Lanzo el nuevo mp3 contra la esquina de la mesa y agarro el
discman de la estantería. Cojo el primer CD que alcanzo y me
tumbo en la cama. La caratula muestra un mono, o un gorila, o algo por el
estilo, subido a un poste eléctrico. Le doy al play y una música metálica y
estridente comienza a sonar. La batería marca un ritmo lento y monótono, de
notas graves, mientras que la guitarra me rompe los tímpanos con notas rápidas y
agudas. El humo de la barrita de incienso que arde sobre el escritorio, se
extiende por toda la habitación, impregnándola de una fragancia a plátano y
violetas. Siento como mi cabeza se embota mientras cierro los ojos, y me
sumerjo en un mar de notas de color morado.

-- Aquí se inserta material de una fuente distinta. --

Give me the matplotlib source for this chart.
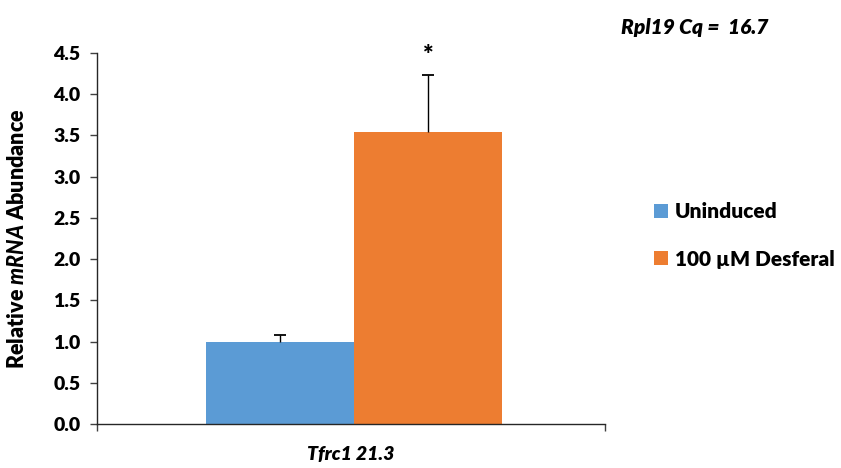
import matplotlib
matplotlib.use("Agg")
import matplotlib.pyplot as plt

# Data
series = ["Uninduced", "100 µM Desferal"]
values = [1.0, 3.54]
errors = [0.08, 0.69]
colors = ["#5B9BD5", "#ED7D31"]
category = "Tfrc1 21.3"
yticks = [0.0, 0.5, 1.0, 1.5, 2.0, 2.5, 3.0, 3.5, 4.0, 4.5]

W = "heavy"
plt.rcParams["font.family"] = ["Lato", "DejaVu Sans"]
plt.rcParams["mathtext.fontset"] = "custom"
plt.rcParams["mathtext.it"] = "Lato:italic:black"
plt.rcParams["mathtext.rm"] = "Lato:black"
plt.rcParams["mathtext.bf"] = "Lato:black"

fig = plt.figure(figsize=(8.41, 4.68), dpi=100)
ax = fig.add_axes([0.1153, 0.094, 0.6041, 0.7928])

width = 0.292
cap = 0.012
offsets = [-width / 2 + 0.006, width / 2 + 0.006]
for off, v, e, c, lab in zip(offsets, values, errors, colors, series):
    ax.bar(off, v, width=width, color=c, label=lab, zorder=2)
    # upper-only error bar with a cap
    ax.vlines(off, v, v + e, color="black", linewidth=1.0, zorder=3)
    ax.hlines(v + e, off - cap, off + cap, color="black", linewidth=1.3, zorder=3)

# significance marker above the treated bar
ax.text(offsets[1], values[1] + errors[1] + 0.24, "*", ha="center",
        va="center", fontsize=18, fontweight=W)

ax.set_xlim(-0.5, 0.5)
ax.set_ylim(0, 4.5)
ax.set_yticks(yticks)
ax.set_yticklabels([f"{t:.1f}" for t in yticks], fontsize=14, fontweight=W)
ax.set_xticks([-0.5, 0.5])
ax.set_xticklabels(["", ""])
ax.tick_params(axis="y", length=5, width=1, color="#404040", pad=7)
ax.tick_params(axis="x", length=5, width=1, color="#404040")

for s in ["top", "right"]:
    ax.spines[s].set_visible(False)
for s in ["left", "bottom"]:
    ax.spines[s].set_color("#262626")
    ax.spines[s].set_linewidth(1.0)

ax.text(0.0, -0.082, category, transform=ax.get_xaxis_transform(),
        ha="center", va="center", fontsize=14, fontweight=W, style="italic")

ax.set_ylabel(r"Relative $\mathit{mRNA}$ Abundance", fontsize=15.5,
              fontweight=W, labelpad=18)

leg = ax.legend(loc="center left", bbox_to_anchor=(1.08, 0.508), frameon=False,
                prop={"weight": W, "size": 15}, handlelength=0.65,
                handleheight=0.65, handletextpad=0.35, labelspacing=1.35,
                borderaxespad=0.0)

fig.text(0.739, 0.942, "Rpl19 Cq =  16.7", fontsize=15, fontweight=W,
         style="italic", ha="left", va="center")

fig.savefig("out.png", dpi=100)
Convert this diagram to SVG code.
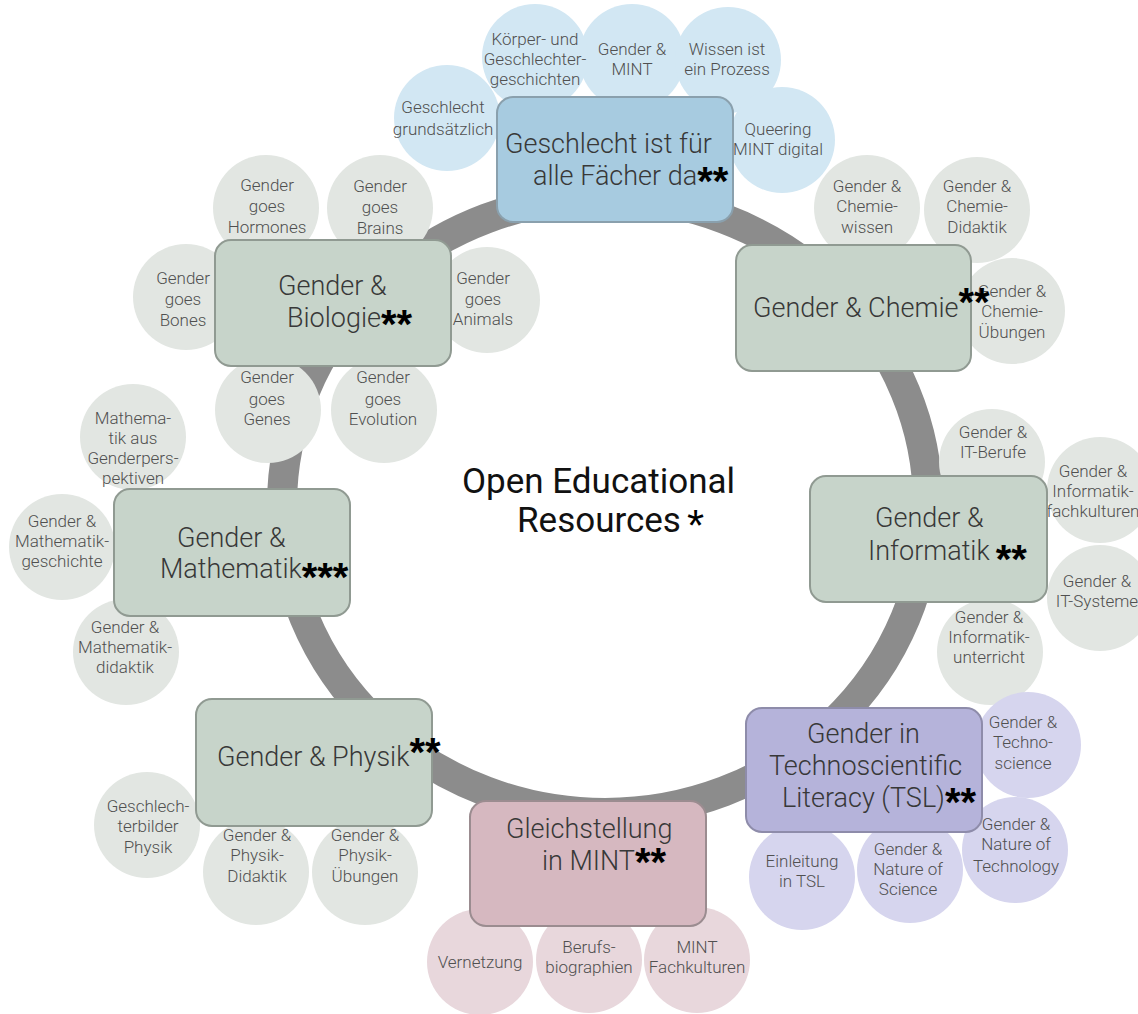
<svg xmlns="http://www.w3.org/2000/svg" width="1138" height="1014" viewBox="0 0 1138 1014">
<style>
.ring{fill:none;stroke:#8c8c8c;stroke-width:30}
.bx{stroke-width:2}
.gb{fill:#c7d4ca;stroke:#909a92}
.bb{fill:#a7cbe0;stroke:#8aa0ad}
.pb{fill:#b5b3da;stroke:#8e8caa}
.rb{fill:#d6b8c0;stroke:#9b8c90}
.gc{fill:#e2e6e2}
.bc{fill:#d2e7f3}
.pc{fill:#d6d5ee}
.rc{fill:#e8d7dc}
.t{font-family:Roboto,"Liberation Sans",sans-serif;font-weight:300;font-size:27px;fill:#383838}
.c{font-family:Roboto,"Liberation Sans",sans-serif;font-weight:300;font-size:17px;fill:#505050;text-anchor:middle}
.a{font-family:"Liberation Sans",Arial,sans-serif;font-weight:bold;font-size:40px;fill:#000}
.ctr{font-family:Roboto,"Liberation Sans",sans-serif;font-weight:400;font-size:35px;fill:#111}
.a1{font-family:"Liberation Sans",Arial,sans-serif;font-weight:normal;font-size:44px;fill:#000}
</style>

<g id="connectors">
<ellipse class="ring" cx="605" cy="505" rx="323" ry="308"/>
</g>

<!-- blue circles -->
<g id="c-gender-mint"><circle class="bc" cx="632" cy="57" r="53"/><text class="c"><tspan x="632" y="55">Gender &amp;</tspan><tspan x="632" y="75">MINT</tspan></text></g>
<g id="c-koerper"><circle class="bc" cx="535" cy="57" r="53"/><text class="c"><tspan x="535" y="45">Körper- und</tspan><tspan x="535" y="65">Geschlechter-</tspan><tspan x="535" y="85">geschichten</tspan></text></g>
<g id="c-wissen"><circle class="bc" cx="728" cy="60" r="53"/><text class="c"><tspan x="727" y="55">Wissen ist</tspan><tspan x="727" y="75">ein Prozess</tspan></text></g>
<g id="c-grundsaetzlich"><circle class="bc" cx="447" cy="118" r="53"/><text class="c"><tspan x="443" y="113">Geschlecht</tspan><tspan x="443" y="135">grundsätzlich</tspan></text></g>
<g id="c-queering"><circle class="bc" cx="782" cy="140" r="53"/><text class="c"><tspan x="778" y="135">Queering</tspan><tspan x="778" y="155">MINT digital</tspan></text></g>

<!-- biology circles -->
<g id="c-hormones"><circle class="gc" cx="266" cy="208" r="53"/><text class="c"><tspan x="267" y="191">Gender</tspan><tspan x="267" y="212">goes</tspan><tspan x="267" y="233">Hormones</tspan></text></g>
<g id="c-brains"><circle class="gc" cx="380" cy="208" r="53"/><text class="c"><tspan x="380" y="192">Gender</tspan><tspan x="380" y="213">goes</tspan><tspan x="380" y="234">Brains</tspan></text></g>
<g id="c-bones"><circle class="gc" cx="186" cy="297" r="53"/><text class="c"><tspan x="183" y="284">Gender</tspan><tspan x="183" y="305">goes</tspan><tspan x="183" y="326">Bones</tspan></text></g>
<g id="c-animals"><circle class="gc" cx="487" cy="300" r="53"/><text class="c"><tspan x="483" y="284">Gender</tspan><tspan x="483" y="305">goes</tspan><tspan x="483" y="325">Animals</tspan></text></g>
<g id="c-genes"><circle class="gc" cx="268" cy="410" r="53"/><text class="c"><tspan x="267" y="383">Gender</tspan><tspan x="267" y="405">goes</tspan><tspan x="267" y="425">Genes</tspan></text></g>
<g id="c-evolution"><circle class="gc" cx="384" cy="410" r="53"/><text class="c"><tspan x="383" y="383">Gender</tspan><tspan x="383" y="405">goes</tspan><tspan x="383" y="425">Evolution</tspan></text></g>

<!-- chemistry circles -->
<g id="c-chemiewissen"><circle class="gc" cx="867" cy="208" r="53"/><text class="c"><tspan x="867" y="192">Gender &amp;</tspan><tspan x="867" y="212">Chemie-</tspan><tspan x="867" y="233">wissen</tspan></text></g>
<g id="c-chemiedidaktik"><circle class="gc" cx="977" cy="210" r="53"/><text class="c"><tspan x="977" y="192">Gender &amp;</tspan><tspan x="977" y="212">Chemie-</tspan><tspan x="977" y="233">Didaktik</tspan></text></g>
<g id="c-chemieuebungen"><circle class="gc" cx="1012" cy="311" r="53"/><text class="c"><tspan x="1012" y="297">Gender &amp;</tspan><tspan x="1012" y="317">Chemie-</tspan><tspan x="1012" y="338">Übungen</tspan></text></g>

<!-- math circles -->
<g id="c-mathperspektiven"><circle class="gc" cx="133" cy="437" r="53"/><text class="c"><tspan x="133" y="424">Mathema-</tspan><tspan x="133" y="444">tik aus</tspan><tspan x="133" y="464">Genderpers-</tspan><tspan x="133" y="484">pektiven</tspan></text></g>
<g id="c-mathgeschichte"><circle class="gc" cx="62" cy="547" r="53"/><text class="c"><tspan x="62" y="527">Gender &amp;</tspan><tspan x="62" y="547">Mathematik-</tspan><tspan x="62" y="567">geschichte</tspan></text></g>
<g id="c-mathdidaktik"><circle class="gc" cx="126" cy="652" r="53"/><text class="c"><tspan x="125" y="633">Gender &amp;</tspan><tspan x="125" y="653">Mathematik-</tspan><tspan x="125" y="673">didaktik</tspan></text></g>

<!-- informatics circles -->
<g id="c-itberufe"><circle class="gc" cx="992" cy="462" r="53"/><text class="c"><tspan x="993" y="438">Gender &amp;</tspan><tspan x="993" y="458">IT-Berufe</tspan></text></g>
<g id="c-infofachkulturen"><circle class="gc" cx="1100" cy="490" r="53"/><text class="c"><tspan x="1093" y="477">Gender &amp;</tspan><tspan x="1093" y="497">Informatik-</tspan><tspan x="1093" y="517">fachkulturen</tspan></text></g>
<g id="c-itsysteme"><circle class="gc" cx="1100" cy="598" r="53"/><text class="c"><tspan x="1097" y="587">Gender &amp;</tspan><tspan x="1097" y="607">IT-Systeme</tspan></text></g>
<g id="c-infounterricht"><circle class="gc" cx="990" cy="652" r="53"/><text class="c"><tspan x="989" y="623">Gender &amp;</tspan><tspan x="989" y="643">Informatik-</tspan><tspan x="989" y="663">unterricht</tspan></text></g>

<!-- TSL circles -->
<g id="c-technoscience"><circle class="pc" cx="1028" cy="745" r="53"/><text class="c"><tspan x="1023" y="728">Gender &amp;</tspan><tspan x="1023" y="748">Techno-</tspan><tspan x="1023" y="769">science</tspan></text></g>
<g id="c-naturetech"><circle class="pc" cx="1015" cy="850" r="53"/><text class="c"><tspan x="1016" y="830">Gender &amp;</tspan><tspan x="1016" y="850">Nature of</tspan><tspan x="1016" y="872">Technology</tspan></text></g>
<g id="c-einleitung"><circle class="pc" cx="802" cy="877" r="53"/><text class="c"><tspan x="802" y="867">Einleitung</tspan><tspan x="802" y="887">in TSL</tspan></text></g>
<g id="c-naturescience"><circle class="pc" cx="910" cy="870" r="53"/><text class="c"><tspan x="908" y="855">Gender &amp;</tspan><tspan x="908" y="875">Nature of</tspan><tspan x="908" y="895">Science</tspan></text></g>

<!-- Gleichstellung circles -->
<g id="c-vernetzung"><circle class="rc" cx="480" cy="962" r="53"/><text class="c"><tspan x="480" y="968">Vernetzung</tspan></text></g>
<g id="c-berufsbiographien"><circle class="rc" cx="589" cy="960" r="53"/><text class="c"><tspan x="589" y="953">Berufs-</tspan><tspan x="589" y="973">biographien</tspan></text></g>
<g id="c-mintfachkulturen"><circle class="rc" cx="697" cy="960" r="53"/><text class="c"><tspan x="697" y="953">MINT</tspan><tspan x="697" y="973">Fachkulturen</tspan></text></g>

<!-- physics circles -->
<g id="c-geschlechterbilder"><circle class="gc" cx="147" cy="825" r="53"/><text class="c"><tspan x="148" y="812">Geschlech-</tspan><tspan x="148" y="832">terbilder</tspan><tspan x="148" y="853">Physik</tspan></text></g>
<g id="c-physikdidaktik"><circle class="gc" cx="256" cy="872" r="53"/><text class="c"><tspan x="257" y="841">Gender &amp;</tspan><tspan x="257" y="861">Physik-</tspan><tspan x="257" y="882">Didaktik</tspan></text></g>
<g id="c-physikuebungen"><circle class="gc" cx="365" cy="872" r="53"/><text class="c"><tspan x="365" y="841">Gender &amp;</tspan><tspan x="365" y="861">Physik-</tspan><tspan x="365" y="882">Übungen</tspan></text></g>

<!-- main boxes -->
<g id="n-geschlecht">
<rect class="bx bb" x="497" y="97" width="236" height="125" rx="16"/>
<text class="t"><tspan x="505" y="153">Geschlecht ist für</tspan><tspan x="533" y="185">alle Fächer da</tspan><tspan class="a" dy="10">**</tspan></text>
</g>
<g id="n-biologie">
<rect class="bx gb" x="215" y="240" width="236" height="126" rx="16"/>
<text class="t"><tspan x="278" y="295">Gender &amp;</tspan><tspan x="287" y="327">Biologie</tspan><tspan class="a" dy="11">**</tspan></text>
</g>
<g id="n-chemie">
<rect class="bx gb" x="736" y="245" width="235" height="126" rx="16"/>
<text class="t"><tspan x="753" y="317">Gender &amp; Chemie</tspan><tspan class="a" dy="-1">**</tspan></text>
</g>
<g id="n-mathematik">
<rect class="bx gb" x="114" y="489" width="236" height="127" rx="16"/>
<text class="t"><tspan x="177" y="547">Gender &amp;</tspan><tspan x="160" y="578">Mathematik</tspan><tspan class="a" dy="13">***</tspan></text>
</g>
<g id="n-informatik">
<rect class="bx gb" x="810" y="476" width="237" height="126" rx="16"/>
<text class="t"><tspan x="875" y="527">Gender &amp;</tspan><tspan x="868" y="560">Informatik</tspan><tspan class="a" dx="6" dy="13">**</tspan></text>
</g>
<g id="n-physik">
<rect class="bx gb" x="196" y="699" width="236" height="127" rx="16"/>
<text class="t"><tspan x="217" y="766">Gender &amp; Physik</tspan><tspan class="a" dy="0">**</tspan></text>
</g>
<g id="n-gleichstellung">
<rect class="bx rb" x="470" y="801" width="236" height="125" rx="16"/>
<text class="t"><tspan x="506" y="838">Gleichstellung</tspan><tspan x="542" y="870">in MINT</tspan><tspan class="a" dy="6">**</tspan></text>
</g>
<g id="n-tsl">
<rect class="bx pb" x="746" y="708" width="236" height="124" rx="16"/>
<text class="t"><tspan x="807" y="743">Gender in</tspan><tspan x="769" y="775">Technoscientific</tspan><tspan x="782" y="807">Literacy (TSL)</tspan><tspan class="a" dy="9">**</tspan></text>
</g>
<g id="n-oer">
<text class="ctr"><tspan x="462" y="493">Open Educational</tspan><tspan x="517" y="532">Resources</tspan><tspan class="a1" dx="6" dy="9">*</tspan></text>
</g>
</svg>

El humo me envuelve, me llena los pulmones y me ciega. La
habitación se desdibuja a mi alrededor, sumida en una espesa niebla
blanquecina. La cama flota sobre el vacio, como mecida por las olas, y el
balanceo me hace abrir los ojos mareada. Me levanto, poniendo los pies sobre
una superficie fría y resbaladiza como de baldosines de consulta médica,
pero que no veo bajo los pequeños dedos de mis pies. Camino por la habitación y
me siento como Alicia cayendo por el agujero, la silla rosada estilo vintage de
mi cuarto flota pegada a un techo que se resquebraja y mueve, como nubes de
pladur. Me guio por el olor a caramelo y avanzo a ciegas hasta la
habitación contigua. Parece haberse hecho de noche, de repente, como si una
bandada de cuervos hubiese escondido el sol. En medio de la habitación, una
mecedora que no recuerdo, se balancea suavemente, chirriando con cada
movimiento. Sentada encima hay una muchachita de cabellos dorados, con un
vestido sencillo de color negro, de manga larga y que llega hasta sus pies. Me
acerco. En el regazo reposa una pequeña cría de león que se lame la pata.
Con cada paso que me acerco, descubro algo que antes no había
visto; Puede ser tal vez que no fuese una muchacha tan joven, las arrugas
enmarcan sus ojos, y que el pelo que antes parecía dorado, ahora sea plateado. El
león baja de un salto al suelo y veo que no es una cría, sino un macho
adulto que pasea orgulloso alrededor de su dueña. La luz cambia y ahora su piel parece ir pegada al hueso y demacrarse cada vez más. El orgullo del león desaparece cuando cae al suelo como una simple mata de huesos y polvo. La
dueña, ahora convertida en un esqueleto andante, agarra una de las zarpas esqueléticas
del león muerto, y la acaricia. Me acerco lo suficiente como para ver las
cuencas de sus ojos vacios y oler el caramelo antiguo que sale de su aliento.
Despierto justo cuando la guadaña improvisada me rasga la mejilla.
Entre canción y canción escucho el timbre, me quitó los cascos y
oigo como alguien llama insistentemente. Mamá ha debido de salir. Me lanzó
escaleras abajo con el discman enganchado a mi cadera y botando con cada paso,
y los cascos al cuello enredándose en mi pelo. Grito un <<Ya
voy>> y abro la puerta con una sonrisa.
Demasiado tarde para huir.
Ya solo queda el olor a caramelo rancio.